O estudo também confirma uma tendência já verificada por outras pesquisas: o aumento da desigualdade durante a pandemia. Essa diferença entre a renda de ricos e pobres é medida pelo Coeficiente de Gini. Na escala do indicador, zero significa igualdade nos ganhos. Quanto mais próximo de um, maior é a desigualdade, o que representa retrocesso nas condições socioeconômicas.
Na média móvel, o Coeficiente de Gini subiu de 0,608 para 0,637 entre o primeiro trimestre de 2020 e igual período de 2021. A nova marca é a maior da série histórica, segundo o boletim.
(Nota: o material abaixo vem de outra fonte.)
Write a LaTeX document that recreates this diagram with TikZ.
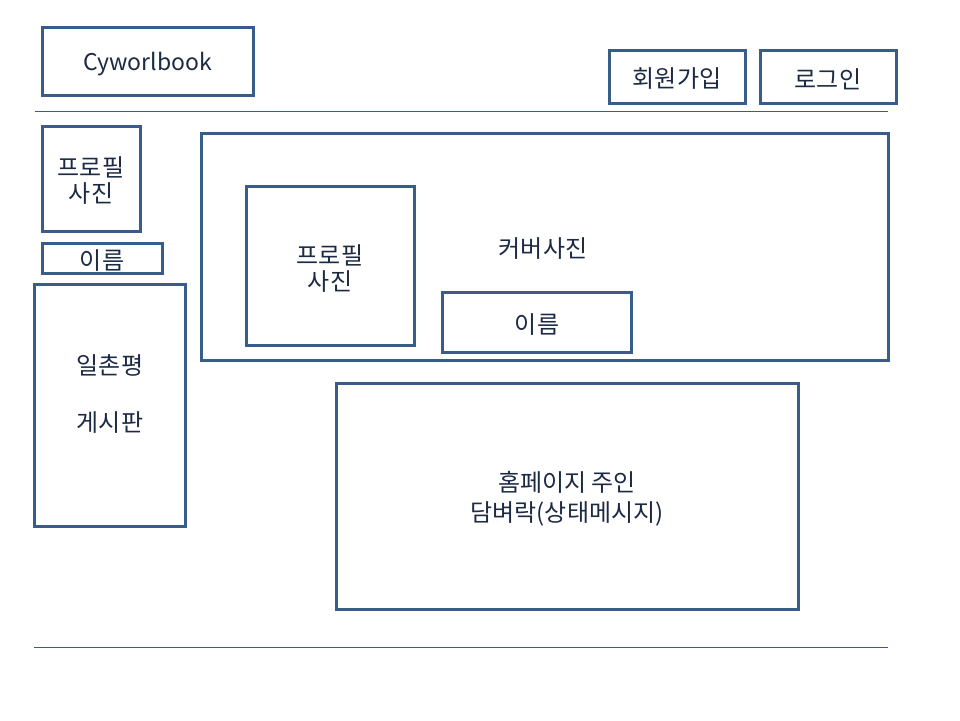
\documentclass[tikz,border=0pt]{standalone}
\usepackage{fontspec}
\setmainfont{Noto Sans CJK KR}
\definecolor{bd}{HTML}{385D8A}
\definecolor{tx}{HTML}{1C2A44}
\begin{document}
\begin{tikzpicture}[x=1pt,y=-1pt,
  box/.style={draw=bd,line width=3pt,rectangle},
  lbl/.style={text=tx,font=\fontsize{24}{26}\selectfont,align=center,inner sep=0pt},
  rule/.style={draw=bd,line width=1pt}]
\useasboundingbox[fill=white] (0,0) rectangle (960,720);
% header
\draw[box] (42,27) rectangle (253,95);
\node[lbl,font=\fontsize{23}{26}\selectfont] (logo) at (147.5,64) {Cyworlbook};
\draw[box] (609,50) rectangle (745,103);
\node[lbl] (join) at (677,79) {회원가입};
\draw[box] (760,50) rectangle (896,103);
\node[lbl] (login) at (828,79) {로그인};
\coordinate (l1a) at (35,111);
\coordinate (l1b) at (888,111);
\draw[rule] (l1a) -- (l1b);
% left column
\draw[box] (42,126) rectangle (140,231);
\node[lbl] (pp1) at (91,181) {프로필\\사진};
\draw[box] (42,243) rectangle (162,273);
\node[lbl] (nm1) at (102,261) {이름};
\draw[box] (34,284) rectangle (185,526);
\node[lbl] (b1) at (110,365) {일촌평};
\node[lbl] (b2) at (110,423) {게시판};
% cover
\draw[box] (201,133) rectangle (888,360);
\node[lbl] (cover) at (543,249) {커버사진};
\draw[box] (246,186) rectangle (414,345);
\node[lbl] (pp2) at (330,269) {프로필\\사진};
\draw[box] (442,292) rectangle (631,352);
\node[lbl] (nm2) at (537,325) {이름};
% status
\draw[box] (336,383) rectangle (798,609);
\node[lbl,font=\fontsize{24}{30}\selectfont] (st) at (567,499) {홈페이지 주인\\담벼락(상태메시지)};
\coordinate (l2a) at (34,647);
\coordinate (l2b) at (888,647);
\draw[rule] (l2a) -- (l2b);
\end{tikzpicture}
\end{document}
O aumento de 4,8% entre os trimestres também é recorde, acrescenta o estudo.
“Tivemos dois elementos trabalhando juntos: a queda na renda média e a piora na distribuição”, sublinha Salata.
Conforme o levantamento, os 10% mais ricos ganhavam, em média, 29,6 vezes mais do que os 40% mais pobres no primeiro trimestre de 2020. A diferença subiu para 42,3 vezes no início de 2021.
A região metropolitana de João Pessoa (PB) é aquela com o maior Coeficiente de Gini (0,729). Ou seja, a mais desigual.
Em seguida, aparecem Recife (PE) e Rio de Janeiro (RJ), com a mesma marca: 0,687. Segundo a pesquisa, o elevado nível de informalidade nessas metrópoles ajuda a entender a disparidade nos ganhos com o trabalho.
O pesquisador Marcelo Ribeiro, do Observatório das Metrópoles, avalia que o quadro pode melhorar se a vacinação contra a Covid-19 tiver impulso nos próximos meses. A imunização é apontada como necessária para reduzir restrições e permitir a volta segura ao trabalho.
Neste momento, o mercado segue repleto de dificuldades, incluindo a escalada do desemprego, frisa o pesquisador. Ribeiro também coordena o boletim e atua como professor do Instituto de Pesquisa e Planejamento Urbano e Regional da UFRJ (Universidade Federal do Rio de Janeiro).
“A expectativa é que o avanço da vacinação possibilite maior aquecimento do mercado de trabalho. Mas os dados ainda são negativos”, afirma.
Para Salata e Ribeiro, os números do boletim reforçam a necessidade de medidas de proteção a camadas desfavorecidas nos próximos meses. Entre elas, está o auxílio emergencial.
Nesta semana, o governo federal confirmou a prorrogação do benefício, com mais três parcelas. Assim, o auxílio, que acabaria em julho, também deve ser pago em agosto, setembro e outubro.